In the art of making paper with modern high-speed machines, sheet properties must be continually monitored and controlled to assure sheet quality and to minimize the amount of finished product that is rejected when there is an upset in the manufacturing process. The sheet variables that are most often measured include basis weight, moisture content, and caliper, i.e., thickness, of the sheets at various stages in the manufacturing process. These process variables are typically controlled by, for example, adjusting the feedstock supply rate at the beginning of the process, regulating the amount of steam applied to the paper near the middle of the process, or varying the nip pressure between calendaring rollers at the end of the process.
A paper machine employs large arrays of actuators spread across a continuously moving web to control the cross-directional (CD) profiles of paper properties as measured by one (or several) scanning sensor(s) downstream from the actuators. The CD actuators generally consist of an array of independently controlled actuators mounted in a beam that spans the width of the moving sheet in the CD. Traditionally, CD actuators have been designed with the intent of controlling a single measured profile. Slice lip and dilution profiling actuators are located in the headbox and are designed to control the weight profile of the paper. Steam box and rewet shower actuators are located further down the machine and are designed to control the moisture content of the sheet. Finally, induction heating actuators are located at the dry end of the paper machine and locally heat the rolls in the calendar stack and through thermal expansion or contraction of the roll to increase or decrease the pressure imposed on and, hence the caliper of the paper sheet.
In practice these actuators often have a significant effect on more than one measured profile. For example, slice lip actuators are force actuators which are designed to modify the height of the gap exiting the headbox and, thus, control the distribution of stock extruded on the wire screen in an effort to control the weight profile. Data from newsprint machines have shown that operation of the slice lip also significantly impacts the moisture profile (as opening slice means more water on wire and slower dewatering for heavier sheets). Additional multivariable effects arise from the use of “redundant” actuator arrays.
CD control refers to the control system designed to reduce the variability in the paper sheet properties as a function of the cross-direction. Typically, designers are using pairing rules to choose one CD actuator array for controlling one paper sheet property and the interaction of multiple array CD processes is usually neglected in traditional CD control.
Most well-designed single array CD systems are unfortunately ill-conditioned. Even at steady-state, some of their singular values are vanishingly small. The large dimensionality and the ill-conditioning make these processes challenging to control. It has been recently found that for multiple array CD processes the ill-conditioning of the process could be due to the interaction between multiple array measurements and actuators. That means it can be much more difficult to control multiple array CD systems than single array CD systems.

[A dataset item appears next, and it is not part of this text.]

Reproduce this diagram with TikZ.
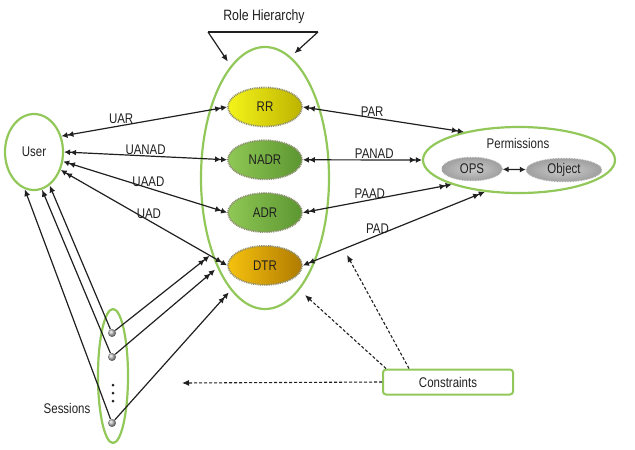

Application of model predictive control (MPC) in CD processes has been considered for some time. Although most published papers consider only one actuator array and one controlled property and consequently do not address the problem of coordinating multiple CD actuator arrays controlling multiple sheet properties, multiple array CD control systems are becoming more prevalent. Industrial model predictive control implementation can employ a multiple-array model of the CD process that is obtained from a complementary industrial model identification tool such as the method described in U.S. Pat. No. 6,086,237 to Gorinevsky and Heaven which is assigned to Honeywell International, Inc. The advantages of multiple-array control are evident in the improved performances that have been reported. The main disadvantage is the enormous computational load required for online optimization as the constrained quadratic programming (QP) problem may be required to generate as many as 600 actuator setpoints subject to up to 1800 constraints from up to 6000 measurements as often as every 15 seconds.
A procedure for implementing a paper machine CD MPC control system is shown as a sequence of six steps in FIG. 1. The tuning step where the prediction horizon and control horizon, and optimization weights are selected is often ad hoc and typically evaluated via simulations of the closed-loop system. A consistent automated tuning method for large-scale CD MPC is described in U.S. patent application Ser. No. 11/260,809 entitled “Automated Tuning of Large-Scale Multivariable Model Predictive Controllers for Spatially-Distributed Process,” by Fan & Stewart and filed on Oct. 27, 2005.
Even after the multivariable CD predictive controller is properly tuned, the task of correctly predicting the controller's performance, which corresponds to step 4 in FIG. 1, in an efficient way with the optimal tuning parameters in the face of active constraints, remains. This has not been accomplished satisfactorily especially for dynamic performance prediction because of the large scale dimensional problem. The state of the art of performance prediction for large-scale MPC with active constraints is to run the MPC in a closed-loop simulation that may take at least 10 to 15 minutes to complete.